— START OF Given material —

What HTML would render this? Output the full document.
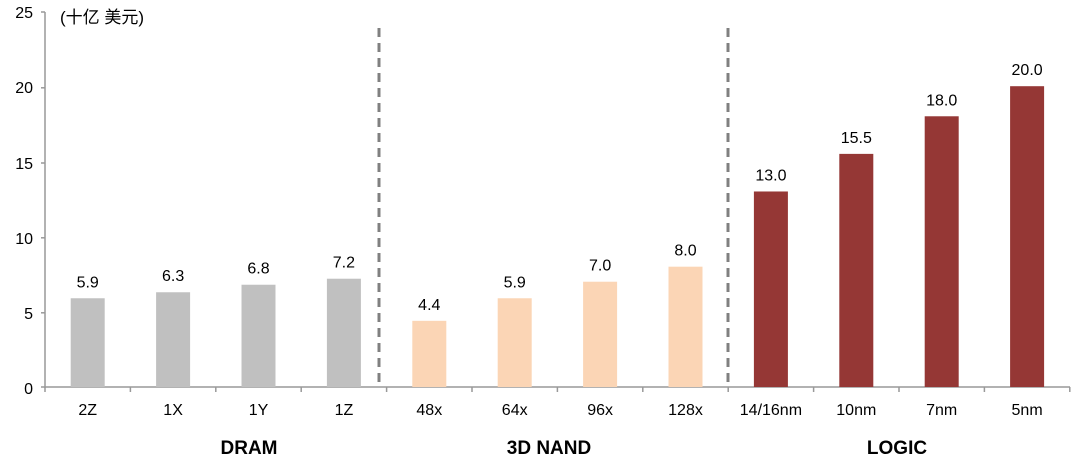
<!DOCTYPE html>
<html><head><meta charset="utf-8"><style>
body{margin:0;background:#fff}
svg text{font-family:"Liberation Sans","Noto Sans CJK SC",sans-serif}
</style></head><body>
<svg width="1080" height="462" xmlns="http://www.w3.org/2000/svg">
<g stroke="#999" stroke-width="1.5">
<line x1="45" y1="12" x2="45" y2="388"/>
<line x1="45" y1="387" x2="1070" y2="387"/>
<line x1="41" y1="12" x2="45" y2="12"/>
<line x1="41" y1="87.8" x2="45" y2="87.8"/>
<line x1="41" y1="163" x2="45" y2="163"/>
<line x1="41" y1="237.8" x2="45" y2="237.8"/>
<line x1="41" y1="312.8" x2="45" y2="312.8"/>
<line x1="41" y1="387" x2="45" y2="387"/>
</g>
<g stroke="#999" stroke-width="1.5" id="xt"></g>
<g font-size="16" fill="#000" text-anchor="end">
<text x="33" y="18">25</text><text x="33" y="93">20</text><text x="33" y="169">15</text><text x="33" y="244">10</text><text x="33" y="319">5</text><text x="33" y="394">0</text>
</g>
<text x="60" y="23" font-size="17">(十亿 美元)</text>
<g stroke="#808080" stroke-width="3" stroke-dasharray="9,6">
<line x1="379" y1="28" x2="379" y2="386"/>
<line x1="728" y1="28" x2="728" y2="386"/>
</g>
<g id="bars"></g>
<g font-size="15" text-anchor="middle" fill="#000">
<text x="249" y="454" font-size="19" font-weight="bold">DRAM</text>
<text x="549" y="454" font-size="19" font-weight="bold">3D NAND</text>
<text x="897" y="454" font-size="19" font-weight="bold">LOGIC</text>
</g>
<script>
var d=[["2Z",5.9,"#c0c0c0"],["1X",6.3,"#c0c0c0"],["1Y",6.8,"#c0c0c0"],["1Z",7.2,"#c0c0c0"],["48x",4.4,"#fbd5b5"],["64x",5.9,"#fbd5b5"],["96x",7.0,"#fbd5b5"],["128x",8.0,"#fbd5b5"],["14/16nm",13.0,"#953735"],["10nm",15.5,"#953735"],["7nm",18.0,"#953735"],["5nm",20.0,"#953735"]];
var ns="http://www.w3.org/2000/svg",g=document.getElementById("bars"),xt=document.getElementById("xt");
function el(t,a,p,tx){var e=document.createElementNS(ns,t);for(var k in a)e.setAttribute(k,a[k]);if(tx)e.textContent=tx;p.appendChild(e);}
for(var i=0;i<=12;i++){var x=45+i*85.4;el("line",{x1:x,y1:387,x2:x,y2:392},xt);}
d.forEach(function(v,i){var c=45+85.4*(i+0.5),h=v[1]*15.04,y=387-h;
el("rect",{x:c-17,y:y,width:34,height:h,fill:v[2]},g);
el("text",{x:c,y:y-11,"font-size":16,"text-anchor":"middle"},g,v[1].toFixed(1));
el("text",{x:c,y:415,"font-size":16,"text-anchor":"middle"},g,v[0]);});
</script>
</svg>
</body></html>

— END OF Given material —

• _What is asked_
Write out the data precisely as given, excluding the pictures.

• _Problem solution_
What HTML would render this? Output the full document.
<!DOCTYPE html>
<html><head><meta charset="utf-8"><style>
body{margin:0;background:#fff}
svg text{font-family:"Liberation Sans","Noto Sans CJK SC",sans-serif}
</style></head><body>
<svg width="1080" height="462" xmlns="http://www.w3.org/2000/svg">
<g stroke="#999" stroke-width="1.5">
<line x1="45" y1="12" x2="45" y2="388"/>
<line x1="45" y1="387" x2="1070" y2="387"/>
<line x1="41" y1="12" x2="45" y2="12"/>
<line x1="41" y1="87.8" x2="45" y2="87.8"/>
<line x1="41" y1="163" x2="45" y2="163"/>
<line x1="41" y1="237.8" x2="45" y2="237.8"/>
<line x1="41" y1="312.8" x2="45" y2="312.8"/>
<line x1="41" y1="387" x2="45" y2="387"/>
</g>
<g stroke="#999" stroke-width="1.5" id="xt"></g>
<g font-size="16" fill="#000" text-anchor="end">
<text x="33" y="18">25</text><text x="33" y="93">20</text><text x="33" y="169">15</text><text x="33" y="244">10</text><text x="33" y="319">5</text><text x="33" y="394">0</text>
</g>
<text x="60" y="23" font-size="17">(十亿 美元)</text>
<g stroke="#808080" stroke-width="3" stroke-dasharray="9,6">
<line x1="379" y1="28" x2="379" y2="386"/>
<line x1="728" y1="28" x2="728" y2="386"/>
</g>
<g id="bars"></g>
<g font-size="15" text-anchor="middle" fill="#000">
<text x="249" y="454" font-size="19" font-weight="bold">DRAM</text>
<text x="549" y="454" font-size="19" font-weight="bold">3D NAND</text>
<text x="897" y="454" font-size="19" font-weight="bold">LOGIC</text>
</g>
<script>
var d=[["2Z",5.9,"#c0c0c0"],["1X",6.3,"#c0c0c0"],["1Y",6.8,"#c0c0c0"],["1Z",7.2,"#c0c0c0"],["48x",4.4,"#fbd5b5"],["64x",5.9,"#fbd5b5"],["96x",7.0,"#fbd5b5"],["128x",8.0,"#fbd5b5"],["14/16nm",13.0,"#953735"],["10nm",15.5,"#953735"],["7nm",18.0,"#953735"],["5nm",20.0,"#953735"]];
var ns="http://www.w3.org/2000/svg",g=document.getElementById("bars"),xt=document.getElementById("xt");
function el(t,a,p,tx){var e=document.createElementNS(ns,t);for(var k in a)e.setAttribute(k,a[k]);if(tx)e.textContent=tx;p.appendChild(e);}
for(var i=0;i<=12;i++){var x=45+i*85.4;el("line",{x1:x,y1:387,x2:x,y2:392},xt);}
d.forEach(function(v,i){var c=45+85.4*(i+0.5),h=v[1]*15.04,y=387-h;
el("rect",{x:c-17,y:y,width:34,height:h,fill:v[2]},g);
el("text",{x:c,y:y-11,"font-size":16,"text-anchor":"middle"},g,v[1].toFixed(1));
el("text",{x:c,y:415,"font-size":16,"text-anchor":"middle"},g,v[0]);});
</script>
</svg>
</body></html>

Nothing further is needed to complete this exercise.